┌──

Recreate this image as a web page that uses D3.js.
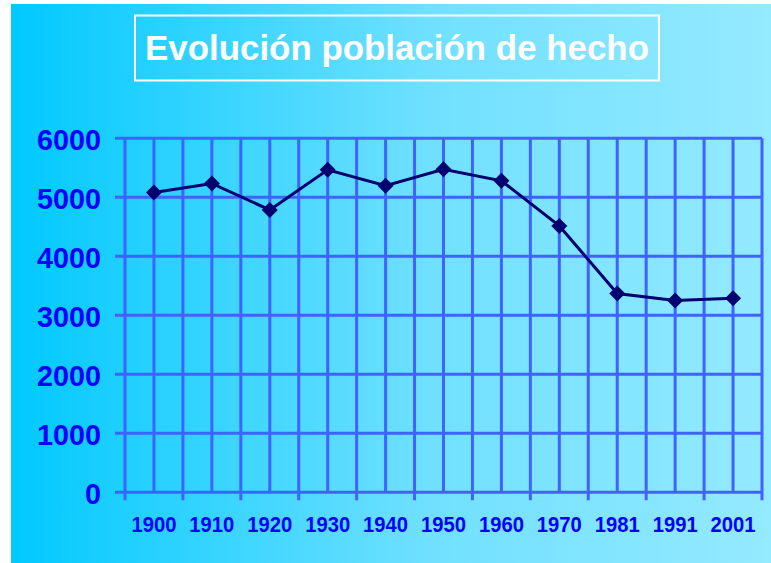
<!DOCTYPE html>
<html>
<head>
<meta charset="utf-8">
<script src="https://cdn.jsdelivr.net/npm/d3@7"></script>
<style>
  html, body { margin: 0; padding: 0; background: #fff; }
  svg { display: block; }
</style>
</head>
<body>
<svg id="chart"></svg>
<script>
const years = ['1900', '1910', '1920', '1930', '1940', '1950', '1960', '1970', '1981', '1991', '2001'];
const poblacion = [5080, 5235, 4785, 5465, 5195, 5475, 5280, 4515, 3370, 3250, 3290];
const yTicks = [0, 1000, 2000, 3000, 4000, 5000, 6000];
const titulo = 'Evolución población de hecho';

const width = 771, height = 563;
const margin = { top: 138.3, left: 125, bottom: 70.7, right: 9 };
const iwidth = width - margin.left - margin.right;
const iheight = height - margin.top - margin.bottom;

const svg = d3.select('#chart').attr('width', width).attr('height', height);

// background
const grad = svg.append('defs').append('linearGradient')
  .attr('id', 'bg').attr('x1', '0%').attr('x2', '100%').attr('y1', '0%').attr('y2', '0%');
grad.append('stop').attr('offset', '0%').attr('stop-color', '#00c9ff');
grad.append('stop').attr('offset', '55%').attr('stop-color', '#70e0ff');
grad.append('stop').attr('offset', '100%').attr('stop-color', '#94eaff');
svg.append('rect').attr('x', 11).attr('y', 4).attr('width', width - 11).attr('height', height - 4)
  .attr('fill', 'url(#bg)');

// title
svg.append('rect').attr('x', 135).attr('y', 15.5).attr('width', 524).attr('height', 65)
  .attr('fill', 'none').attr('stroke', '#fff').attr('stroke-width', 2);
svg.append('text').attr('x', 397).attr('y', 60)
  .attr('text-anchor', 'middle')
  .attr('font-family', 'Liberation Sans, Arial, sans-serif')
  .attr('font-weight', 'bold').attr('font-size', 35)
  .attr('textLength', 504).attr('lengthAdjust', 'spacingAndGlyphs')
  .attr('fill', '#fff').text(titulo);

const g = svg.append('g').attr('transform', `translate(${margin.left},${margin.top})`);

const x = d3.scaleBand().domain(years).range([0, iwidth]).padding(0);
const y = d3.scaleLinear().domain([0, 6000]).range([iheight, 0]);

const gridColor = '#3f63ff';

// horizontal grid + left ticks
g.selectAll('.hgrid').data(yTicks).enter().append('line')
  .attr('x1', -10).attr('x2', iwidth)
  .attr('y1', d => y(d)).attr('y2', d => y(d))
  .attr('stroke', gridColor).attr('stroke-width', 3);

// vertical lines at band centers
g.selectAll('.vc').data(years).enter().append('line')
  .attr('x1', d => x(d) + x.bandwidth() / 2).attr('x2', d => x(d) + x.bandwidth() / 2)
  .attr('y1', 0).attr('y2', iheight)
  .attr('stroke', gridColor).attr('stroke-width', 3);

// vertical lines at band edges, with tick below axis
const edges = years.map(d => x(d)).concat([iwidth]);
g.selectAll('.ve').data(edges).enter().append('line')
  .attr('x1', d => d).attr('x2', d => d)
  .attr('y1', 0).attr('y2', iheight + 8)
  .attr('stroke', gridColor).attr('stroke-width', 3);

// y axis labels
const yAxis = g.append('g')
  .call(d3.axisLeft(y).tickValues(yTicks).tickSize(0).tickPadding(24).tickFormat(d3.format('d')));
yAxis.select('.domain').remove();
yAxis.selectAll('text')
  .attr('font-family', 'Liberation Sans, Arial, sans-serif')
  .attr('font-weight', 'bold').attr('font-size', 30)
  .attr('textLength', d => String(d).length * 16).attr('lengthAdjust', 'spacingAndGlyphs')
  .attr('fill', '#0000ff').attr('dy', '0.36em');

// x axis labels
const xAxis = g.append('g').attr('transform', `translate(0,${iheight})`)
  .call(d3.axisBottom(x).tickSize(0).tickPadding(24));
xAxis.select('.domain').remove();
xAxis.selectAll('text')
  .attr('font-family', 'Liberation Sans, Arial, sans-serif')
  .attr('font-weight', 'bold').attr('font-size', 21.5)
  .attr('textLength', 45).attr('lengthAdjust', 'spacingAndGlyphs')
  .attr('fill', '#0000ff').attr('dy', '0.71em');

// line
const line = d3.line()
  .x((d, i) => x(years[i]) + x.bandwidth() / 2)
  .y(d => y(d));
g.append('path').datum(poblacion)
  .attr('d', line).attr('fill', 'none')
  .attr('stroke', '#000070').attr('stroke-width', 3);

// diamond markers
g.selectAll('.pt').data(poblacion).enter().append('path')
  .attr('d', 'M0,-8L8,0L0,8L-8,0Z')
  .attr('transform', (d, i) => `translate(${x(years[i]) + x.bandwidth() / 2},${y(d)})`)
  .attr('fill', '#000070');
</script>
</body>
</html>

└──

→ Challenge:
Repeat the material above in full and unchanged, minus its images.

→ Reply:
Recreate this image as a web page that uses D3.js.
<!DOCTYPE html>
<html>
<head>
<meta charset="utf-8">
<script src="https://cdn.jsdelivr.net/npm/d3@7"></script>
<style>
  html, body { margin: 0; padding: 0; background: #fff; }
  svg { display: block; }
</style>
</head>
<body>
<svg id="chart"></svg>
<script>
const years = ['1900', '1910', '1920', '1930', '1940', '1950', '1960', '1970', '1981', '1991', '2001'];
const poblacion = [5080, 5235, 4785, 5465, 5195, 5475, 5280, 4515, 3370, 3250, 3290];
const yTicks = [0, 1000, 2000, 3000, 4000, 5000, 6000];
const titulo = 'Evolución población de hecho';

const width = 771, height = 563;
const margin = { top: 138.3, left: 125, bottom: 70.7, right: 9 };
const iwidth = width - margin.left - margin.right;
const iheight = height - margin.top - margin.bottom;

const svg = d3.select('#chart').attr('width', width).attr('height', height);

// background
const grad = svg.append('defs').append('linearGradient')
  .attr('id', 'bg').attr('x1', '0%').attr('x2', '100%').attr('y1', '0%').attr('y2', '0%');
grad.append('stop').attr('offset', '0%').attr('stop-color', '#00c9ff');
grad.append('stop').attr('offset', '55%').attr('stop-color', '#70e0ff');
grad.append('stop').attr('offset', '100%').attr('stop-color', '#94eaff');
svg.append('rect').attr('x', 11).attr('y', 4).attr('width', width - 11).attr('height', height - 4)
  .attr('fill', 'url(#bg)');

// title
svg.append('rect').attr('x', 135).attr('y', 15.5).attr('width', 524).attr('height', 65)
  .attr('fill', 'none').attr('stroke', '#fff').attr('stroke-width', 2);
svg.append('text').attr('x', 397).attr('y', 60)
  .attr('text-anchor', 'middle')
  .attr('font-family', 'Liberation Sans, Arial, sans-serif')
  .attr('font-weight', 'bold').attr('font-size', 35)
  .attr('textLength', 504).attr('lengthAdjust', 'spacingAndGlyphs')
  .attr('fill', '#fff').text(titulo);

const g = svg.append('g').attr('transform', `translate(${margin.left},${margin.top})`);

const x = d3.scaleBand().domain(years).range([0, iwidth]).padding(0);
const y = d3.scaleLinear().domain([0, 6000]).range([iheight, 0]);

const gridColor = '#3f63ff';

// horizontal grid + left ticks
g.selectAll('.hgrid').data(yTicks).enter().append('line')
  .attr('x1', -10).attr('x2', iwidth)
  .attr('y1', d => y(d)).attr('y2', d => y(d))
  .attr('stroke', gridColor).attr('stroke-width', 3);

// vertical lines at band centers
g.selectAll('.vc').data(years).enter().append('line')
  .attr('x1', d => x(d) + x.bandwidth() / 2).attr('x2', d => x(d) + x.bandwidth() / 2)
  .attr('y1', 0).attr('y2', iheight)
  .attr('stroke', gridColor).attr('stroke-width', 3);

// vertical lines at band edges, with tick below axis
const edges = years.map(d => x(d)).concat([iwidth]);
g.selectAll('.ve').data(edges).enter().append('line')
  .attr('x1', d => d).attr('x2', d => d)
  .attr('y1', 0).attr('y2', iheight + 8)
  .attr('stroke', gridColor).attr('stroke-width', 3);

// y axis labels
const yAxis = g.append('g')
  .call(d3.axisLeft(y).tickValues(yTicks).tickSize(0).tickPadding(24).tickFormat(d3.format('d')));
yAxis.select('.domain').remove();
yAxis.selectAll('text')
  .attr('font-family', 'Liberation Sans, Arial, sans-serif')
  .attr('font-weight', 'bold').attr('font-size', 30)
  .attr('textLength', d => String(d).length * 16).attr('lengthAdjust', 'spacingAndGlyphs')
  .attr('fill', '#0000ff').attr('dy', '0.36em');

// x axis labels
const xAxis = g.append('g').attr('transform', `translate(0,${iheight})`)
  .call(d3.axisBottom(x).tickSize(0).tickPadding(24));
xAxis.select('.domain').remove();
xAxis.selectAll('text')
  .attr('font-family', 'Liberation Sans, Arial, sans-serif')
  .attr('font-weight', 'bold').attr('font-size', 21.5)
  .attr('textLength', 45).attr('lengthAdjust', 'spacingAndGlyphs')
  .attr('fill', '#0000ff').attr('dy', '0.71em');

// line
const line = d3.line()
  .x((d, i) => x(years[i]) + x.bandwidth() / 2)
  .y(d => y(d));
g.append('path').datum(poblacion)
  .attr('d', line).attr('fill', 'none')
  .attr('stroke', '#000070').attr('stroke-width', 3);

// diamond markers
g.selectAll('.pt').data(poblacion).enter().append('path')
  .attr('d', 'M0,-8L8,0L0,8L-8,0Z')
  .attr('transform', (d, i) => `translate(${x(years[i]) + x.bandwidth() / 2},${y(d)})`)
  .attr('fill', '#000070');
</script>
</body>
</html>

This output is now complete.